Incorporating molecular and impurity effects into kinetic parallel electron transport modelling of scrape-off layer detachment

This project focuses on detailed modelling of the interplay of kinetic, parallel electron transport along magnetic fields lines with atomic & molecular physics occurring near the divertor. The goal is to understand how detachment is affected by non-local effects (collisionless electrons streaming from the core-edge to the divertor), especially its response to transient loading during instability driven outbursts from the core (i.e. ELMs). The project will build upon the SOL-KiT code, developed by Stefan Mijin (Imperial PhD Scholarship student, in year 3) under the supervision of Dr Kingham (Imperial) & Dr Militello (CCFE). Currently, SOL-KiT implicitly solves the Vlasov-Fokker-Planck equation for electrons and fluid equations for a single ion species along a field-line. It includes a collisional-radiative model for neutral atoms.

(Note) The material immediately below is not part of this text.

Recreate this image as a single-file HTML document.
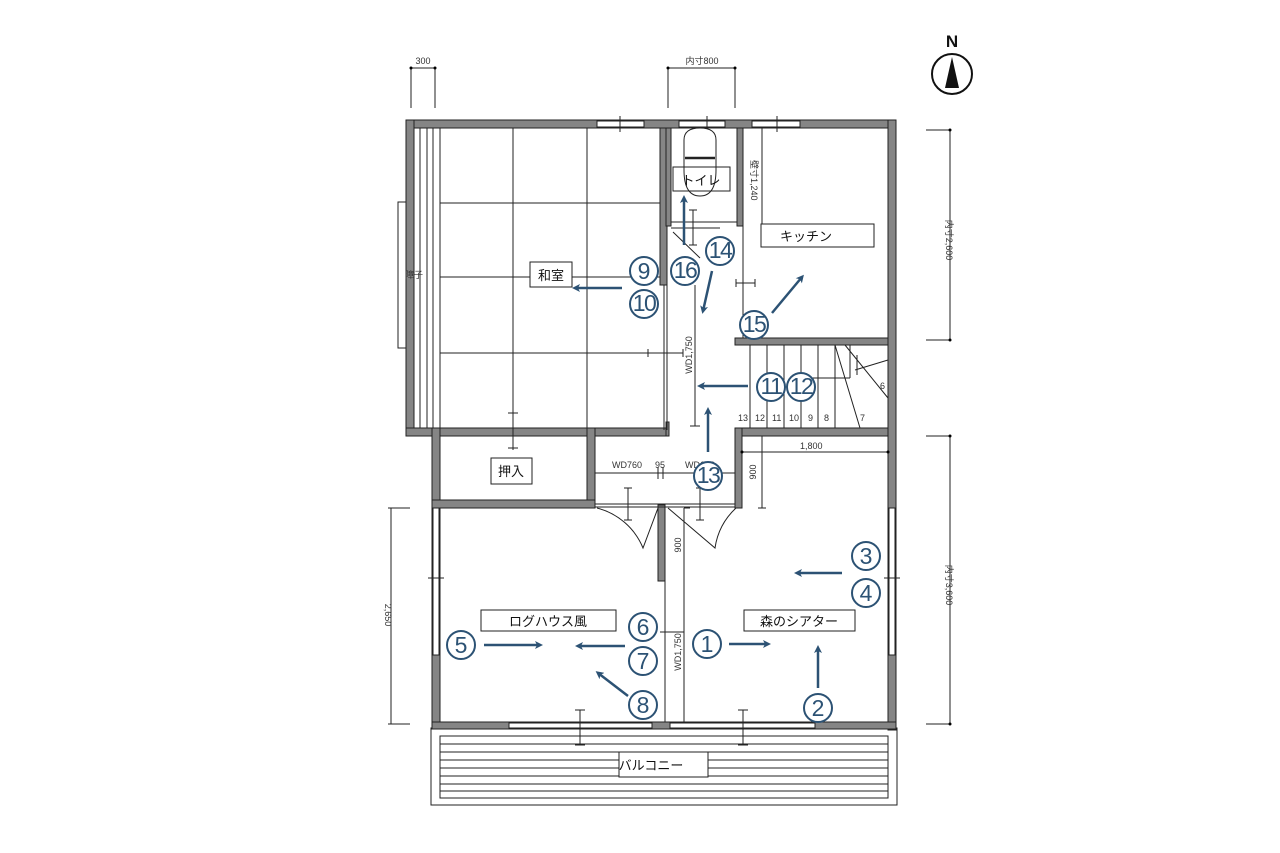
<!DOCTYPE html>
<html><head><meta charset="utf-8"><style>
html,body{margin:0;padding:0;background:#fff;width:1280px;height:853px;overflow:hidden}
svg{display:block}
text{font-family:"Liberation Sans","Noto Sans CJK JP",sans-serif}
.w{fill:#858585;stroke:#222;stroke-width:1}
.l{stroke:#222;stroke-width:1;fill:none}
.c circle{fill:#fff;stroke:#2c5274;stroke-width:2}
.c text{fill:#2c5274;font-size:23px;text-anchor:middle}
.a{stroke:#2c5274;stroke-width:2.5;fill:none;marker-end:url(#ah)}
.lb{fill:#fff;stroke:#222;stroke-width:1}
.t{font-size:13px;fill:#111;text-anchor:middle}
.d{font-size:9px;fill:#333}
</style></head><body>
<svg width="1280" height="853" viewBox="0 0 1280 853" xmlns="http://www.w3.org/2000/svg">
<defs><marker id="ah" markerWidth="8" markerHeight="8" refX="5" refY="4" orient="auto" markerUnits="userSpaceOnUse"><path d="M0,0 L8,4 L0,8 L2,4 Z" fill="#2c5274"/></marker></defs>

<g class="l"><path d="M411,68V108 M435,68V108 M411,68H435 M668,68V108 M735,68V108 M668,68H735"/></g>
<circle cx="411" cy="68" r="1.5"/><circle cx="435" cy="68" r="1.5"/><circle cx="668" cy="68" r="1.5"/><circle cx="735" cy="68" r="1.5"/>
<text x="423" y="64" class="d" text-anchor="middle">300</text>
<text x="702" y="64" class="d" text-anchor="middle">内寸800</text>
<circle cx="952" cy="74" r="20" fill="#fff" stroke="#111" stroke-width="2"/>
<path d="M952,57 L945,88 L959,88 Z" fill="#111"/>
<text x="952" y="47" font-size="17" font-weight="bold" text-anchor="middle" fill="#111">N</text>
<g class="l"><path d="M926,130H950 M950,130V340 M926,340H950 M926,436H950 M950,436V724 M926,724H950 M388,508H410 M391,508V724 M388,724H410"/></g>
<circle cx="950" cy="130" r="1.5"/><circle cx="950" cy="340" r="1.5"/><circle cx="950" cy="436" r="1.5"/><circle cx="950" cy="724" r="1.5"/>
<text class="d" transform="translate(946,240) rotate(90)" text-anchor="middle">内寸2,600</text>
<text class="d" transform="translate(946,585) rotate(90)" text-anchor="middle">内寸3,600</text>
<text class="d" transform="translate(385,615) rotate(90)" text-anchor="middle">2,650</text>

<rect x="431" y="728" width="466" height="77" fill="#fff" stroke="#222"/>
<rect x="440" y="736" width="448" height="62" fill="#fff" stroke="#222"/>
<g class="l"><path d="M440,744H888 M440,752H888 M440,760H888 M440,768H888 M440,776H888 M440,784H888 M440,791H888"/></g>

<g class="w">
<rect x="406" y="120" width="490" height="8"/>
<rect x="406" y="120" width="8" height="316"/>
<rect x="888" y="120" width="8" height="610"/>
<rect x="406" y="428" width="34" height="8"/>
<rect x="432" y="428" width="8" height="300"/>
<rect x="432" y="722" width="464" height="7"/>
<rect x="660" y="128" width="7" height="157"/>
<rect x="666" y="128" width="5" height="98"/>
<rect x="737" y="128" width="6" height="98"/>
<rect x="666" y="422" width="3" height="14"/>
<rect x="440" y="428" width="226" height="8"/>
<rect x="735" y="338" width="153" height="7"/>
<rect x="735" y="428" width="153" height="8"/>
<rect x="735" y="428" width="7" height="80"/>
<rect x="587" y="428" width="8" height="80"/>
<rect x="595" y="428" width="71" height="8"/>
<rect x="432" y="500" width="163" height="8"/>
<rect x="658" y="505" width="7" height="76"/>
</g>
<g fill="#fff" stroke="#222">
<rect x="597" y="121" width="47" height="6"/><rect x="679" y="121" width="46" height="6"/><rect x="752" y="121" width="48" height="6"/>
<rect x="889" y="508" width="6" height="147"/><rect x="433" y="508" width="6" height="147"/>
<rect x="509" y="723" width="143" height="5"/><rect x="670" y="723" width="145" height="5"/>
</g>
<rect x="398" y="202" width="8" height="146" fill="#fff" stroke="#222"/>
<g class="l"><path d="M620,116V132 M707,116V132 M777,116V132 M884,578H900 M428,578H444 M580,710V745 M575,710H585 M575,745H585 M743,710V745 M738,710H748 M738,745H748"/></g>

<g class="l">
<path d="M420,128V428 M427,128V428 M433,128V428 M440,128V428"/>
<path d="M513,128V428 M587,128V428 M440,203H660 M440,277H660 M440,353H660"/>
<path d="M667,285V430 M664,285V430"/>
<path d="M648,353H683 M648,349V357 M683,349V357 M513,413V450 M508,413H518 M508,448H518"/>
</g>
<text x="405" y="278" class="d">障子</text>

<g class="l">
<path d="M671,222H737 M671,228H720 M671,222V226"/>
<path d="M684,140 Q684,128 700,128 Q716,128 716,140 L716,170 Q716,196 700,196 Q684,196 684,170 Z" fill="#fff"/>
<path d="M685,158H715" stroke-width="2.5"/>
<path d="M693,210V245 M689,210H697 M689,245H697"/>
<path d="M673,232 L700,258"/>
</g>
<rect x="673" y="167" width="57" height="24" fill="none" stroke="#222"/>
<text x="701" y="185" class="t" fill="#777">トイレ</text>
<text class="d" transform="translate(751,160) rotate(90)">壁寸1,240</text>
<g class="l"><path d="M762,128V230 M736,283H755 M736,279V287 M755,279V287 M743,226V338"/></g>
<circle cx="762" cy="230" r="1.5"/>

<g class="l"><path d="M695,285V426 M690,426H700"/></g>
<text class="d" transform="translate(692,355) rotate(-90)" text-anchor="middle">WD1,750</text>

<g class="l">
<path d="M750,345V428 M767,345V428 M784,345V428 M801,345V428 M818,345V428 M835,345V428 M850,345V378 M850,378H790"/>
<path d="M835,345 L860,428 M845,345 L888,398 M855,370 L888,360 M857,355V375"/>
</g>
<g class="d" font-size="7"><text x="738" y="421">13</text><text x="755" y="421">12</text><text x="772" y="421">11</text><text x="789" y="421">10</text><text x="808" y="421">9</text><text x="824" y="421">8</text><text x="860" y="421">7</text><text x="880" y="389">6</text></g>

<g class="l"><path d="M595,473H735 M658,467V479 M663,467V479 M628,488V520 M624,488H632 M624,520H632 M700,488V520 M696,488H704 M696,520H704"/>
<path d="M742,452H888 M762,436V508 M758,508H766"/>
<path d="M595,504H735 M595,507H735"/>
<path d="M597,508 A68,68 0 0 1 643,548 L658,508 M736,508 A68,68 0 0 0 715,548 L668,508"/>
<path d="M665,508V722 M684,508V722 M660,632H684 M684,508H690"/>
</g>
<circle cx="742" cy="452" r="1.5"/><circle cx="888" cy="452" r="1.5"/>
<text x="612" y="468" class="d">WD760</text><text x="655" y="468" class="d">95</text><text x="685" y="468" class="d">WD650</text>
<text x="800" y="449" class="d">1,800</text>
<text class="d" transform="translate(756,472) rotate(-90)" text-anchor="middle">900</text>
<text class="d" transform="translate(681,545) rotate(-90)" text-anchor="middle">900</text>
<text class="d" transform="translate(681,652) rotate(-90)" text-anchor="middle">WD1,750</text>

<rect x="530" y="262" width="42" height="25" class="lb"/><text x="551" y="280" class="t" fill="#666">和室</text>
<rect x="761" y="224" width="113" height="23" class="lb"/><text x="806" y="241" class="t">キッチン</text>
<rect x="491" y="458" width="41" height="26" class="lb"/><text x="511" y="476" class="t" fill="#666">押入</text>
<rect x="481" y="610" width="135" height="21" class="lb"/><text x="548" y="626" class="t">ログハウス風</text>
<rect x="744" y="610" width="111" height="21" class="lb"/><text x="799" y="626" class="t">森のシアター</text>
<rect x="619" y="752" width="89" height="25" class="lb"/><text x="651" y="770" class="t" fill="#666">バルコニー</text>

<g>
<path class="a" d="M729,644H768"/><path class="a" d="M818,688V648"/><path class="a" d="M842,573H797"/>
<path class="a" d="M484,645H540"/><path class="a" d="M625,646H578"/><path class="a" d="M628,696L598,673"/>
<path class="a" d="M622,288H575"/><path class="a" d="M748,386H700"/><path class="a" d="M708,452V410"/>
<path class="a" d="M712,271L703,311"/><path class="a" d="M772,313L802,277"/><path class="a" d="M684,245V198"/>
</g>
<g class="c">
<g><circle cx="707" cy="644" r="14"/><text x="707" y="652">1</text></g>
<g><circle cx="818" cy="708" r="14"/><text x="818" y="716">2</text></g>
<g><circle cx="866" cy="556" r="14"/><text x="866" y="564">3</text></g>
<g><circle cx="866" cy="593" r="14"/><text x="866" y="601">4</text></g>
<g><circle cx="461" cy="645" r="14"/><text x="461" y="653">5</text></g>
<g><circle cx="643" cy="627" r="14"/><text x="643" y="635">6</text></g>
<g><circle cx="643" cy="661" r="14"/><text x="643" y="669">7</text></g>
<g><circle cx="643" cy="705" r="14"/><text x="643" y="713">8</text></g>
<g><circle cx="644" cy="271" r="14"/><text x="644" y="279">9</text></g>
<g><circle cx="644" cy="304" r="14"/><text x="644" y="311" font-size="18" letter-spacing="-1.5">10</text></g>
<g><circle cx="771" cy="387" r="14"/><text x="771" y="394" font-size="18" letter-spacing="-1.5">11</text></g>
<g><circle cx="801" cy="387" r="14"/><text x="801" y="394" font-size="18" letter-spacing="-1.5">12</text></g>
<g><circle cx="708" cy="476" r="14"/><text x="708" y="483" font-size="18" letter-spacing="-1.5">13</text></g>
<g><circle cx="720" cy="251" r="14"/><text x="720" y="258" font-size="18" letter-spacing="-1.5">14</text></g>
<g><circle cx="754" cy="325" r="14"/><text x="754" y="332" font-size="18" letter-spacing="-1.5">15</text></g>
<g><circle cx="685" cy="271" r="14"/><text x="685" y="278" font-size="18" letter-spacing="-1.5">16</text></g>
</g>
</svg>
</body></html>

In order to properly consider detachment, extra physical effects are required; molecular physics (i.e. accounting for D2+) and impurity ion species. SOL-KiT will be upgraded to include these. Kinetic modelling will be used for ions and potentially neutrals too. The PhD student will use this enhanced code to investigate how kinetic effects influence the process of detachment, the parameter space for steady state detachment and its sensitivity and response to ELMs. Synthetic spectra will be obtained, to inform analysis and design of experiments.